Of course there isn’t much old about the HK416. Every part of the weapon has been brought right up to date while maintaining commonality with the original design wherever possible. This has big logistics benefits; the HK416 can be ordered as a complete weapon or as an upper receiver and gas system that can be used to rebuild an existing rifle. It’s available in a choice of barrel lengths from a full-sized 20 inches right down to a super-compact nine inches. Unfortunately the procurement trend is still towards short barrels, but when sense returns to the world’s armies the good news is that the barrel can be easily changed for a longer one.
So far the HK416 is replacing the G3 as the standard rifle of the Norwegian Army and (produced under license by MKEK) the Turkish armed forces. It’s also been widely adopted by special operations units in nearly 20 countries, and a version has been adopted as the US Marine Corps’ new M27 Infantry Automatic Rifle. Whether replacing the Minimi light machinegun with a short-barrelled 5.56mm rifle as a support weapon makes sense is pretty doubtful, but the HK416 is certainly reliable enough for the job.
The current conflict in Afghanistan has shown up some serious deficiencies with the 5.56mm NATO standard round, especially from short-barrelled weapons. Even the heavy British L86A2 light support weapon, which has a 25 inch barrel, struggles to have much effect beyond 400 metres. Standard rifles like the SA80 and M16 run out of steam at about 300 and short-barrelled carbines like the M4 – and the standard HK416 with its 14.5 inch barrel – are only effective out to 150 or 200 metres. There’s a lot of discussion about a new rifle round, with something in the 6.5mm to 6.8mm range getting a lot of support, but right now if you don’t want to be handicapped by the anaemic 5.56mm round your only real alternative is 7.62mm NATO. This is a big, heavy round with heavy recoil, but its great advantage is that even from a short barrel it’s effortlessly lethal out to 500 or 600 metres, and from a full-sized rifle it can effectively kill at 800 or better. Heckler & Koch have widened options by offering a scaled-up version of the HK416. It’s called the HK417 and it’s chambered for 7.62mm x 51mm NATO.
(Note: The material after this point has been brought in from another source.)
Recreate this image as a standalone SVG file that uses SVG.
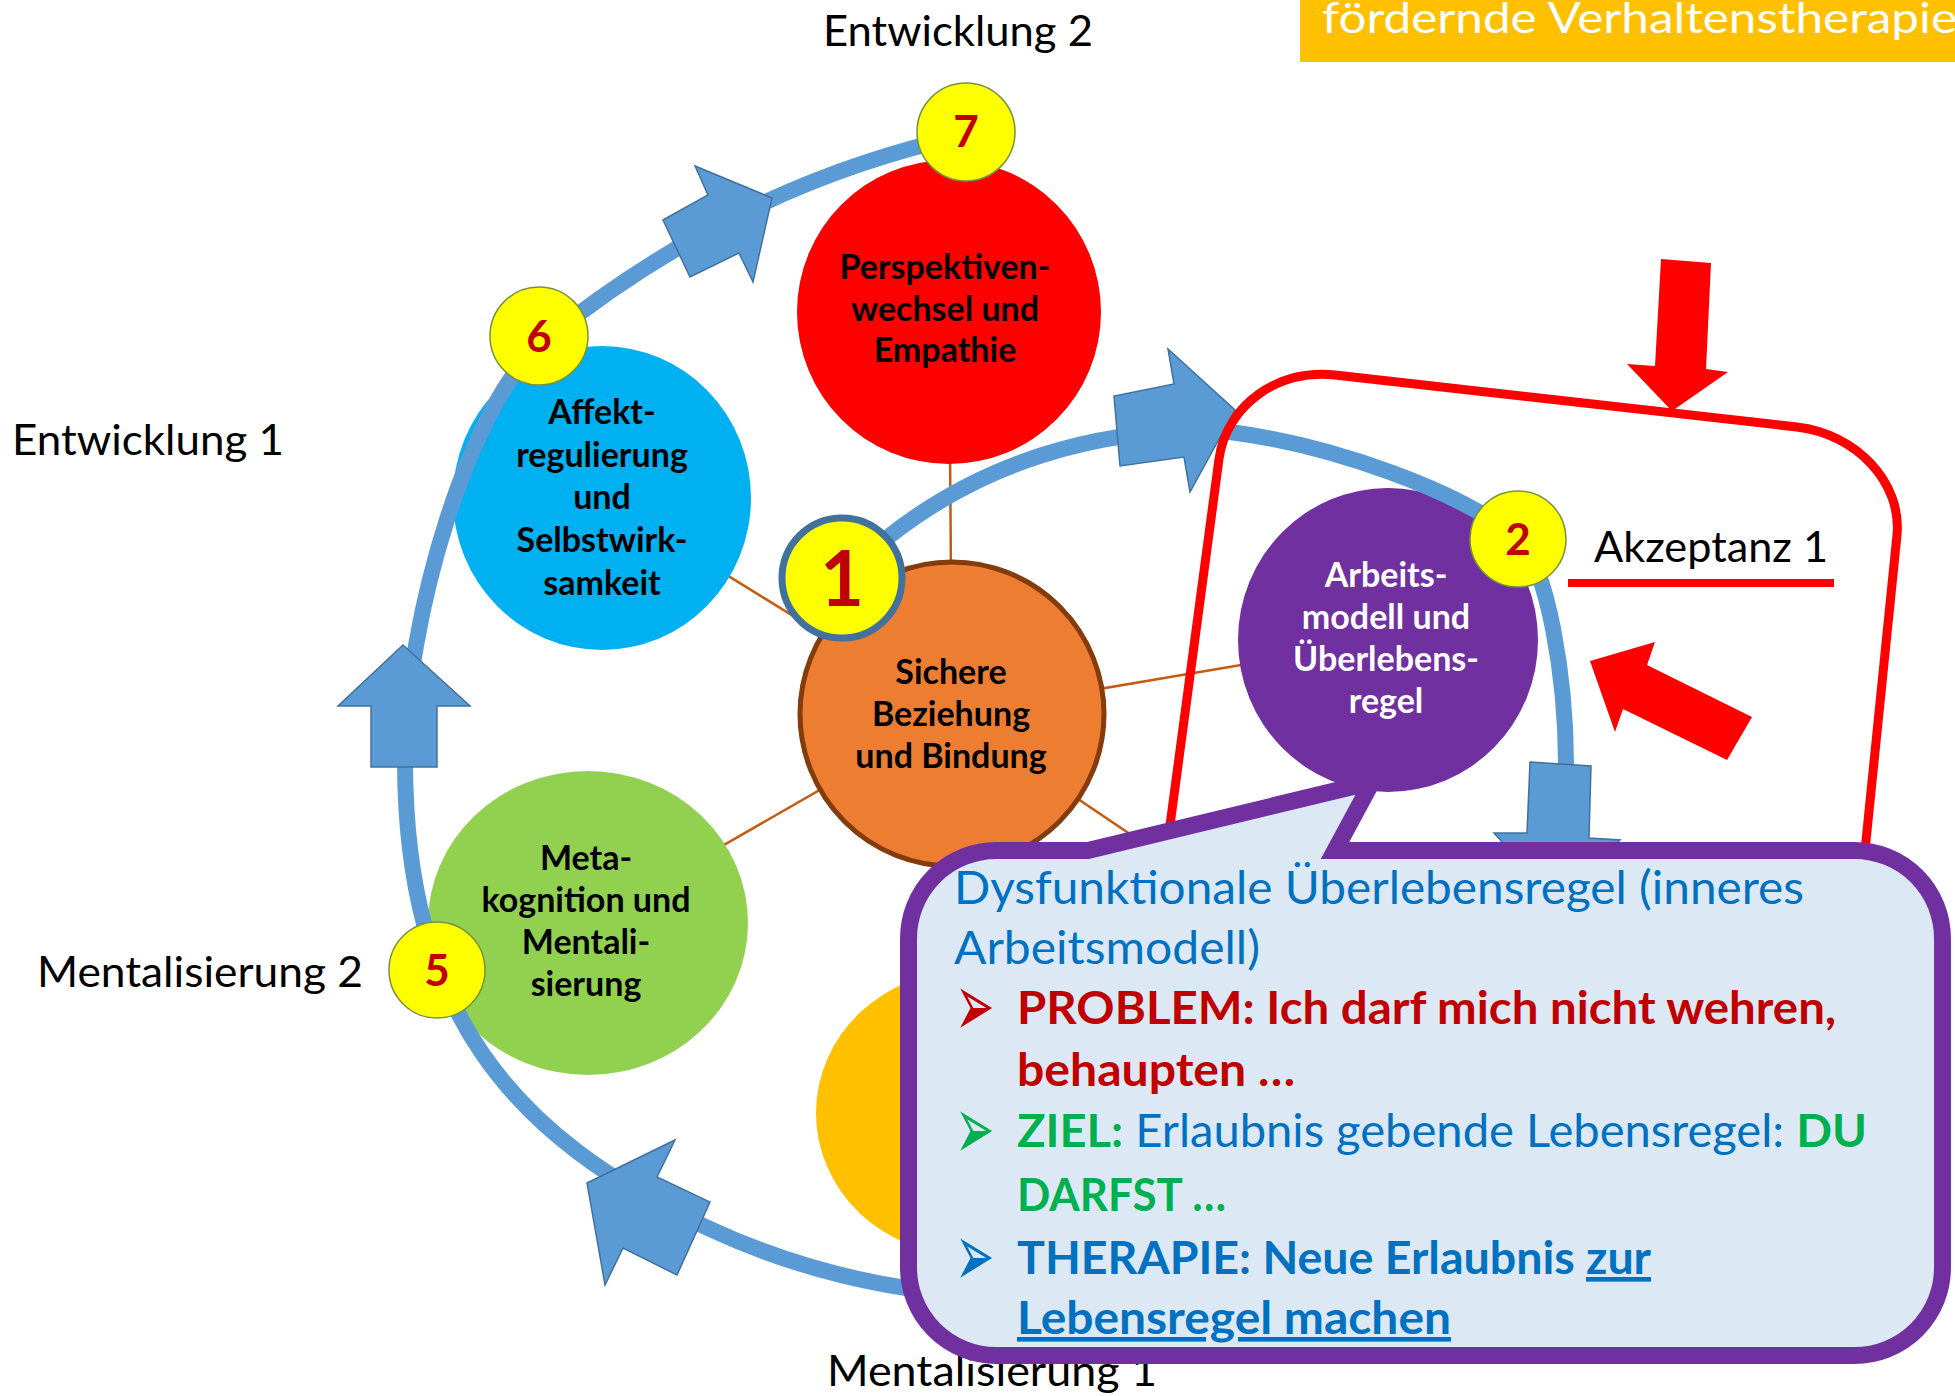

Because it’s a larger calibre weapon the HK417 is somewhat heavier than its little brother, but still slightly less weighty than the last generation of 7.62mm rifles like the FN-FAL or G3. It also benefits from modern ergonomics and design, and is designed to be highly modular. For example there are three barrel lengths available – 12, 16 and 20 inches – and they can be swapped in less than two minutes with simple tools. The 417 has a free floating barrel, quad rail system and HK-designed collapsible stock, giving it all the features of a modern M4-type carbine along with the ability to reliably drop enemies and blow through light cover like car doors, wooden buildings and vegetation. A variant has been adopted by the German infantry as a designated marksman’s rifle and the short-barrelled versions are popular with the SAS.
The change from direct impingement to a proper gas system isn’t complicated, and in fact it’s been done before. H&K have done a very good job of it, though. Combined with the ability to easily change barrels, that could leave them ideally placed to grab a large market share if a new intermediate NATO round is chosen that works with standard AR15-type rifles.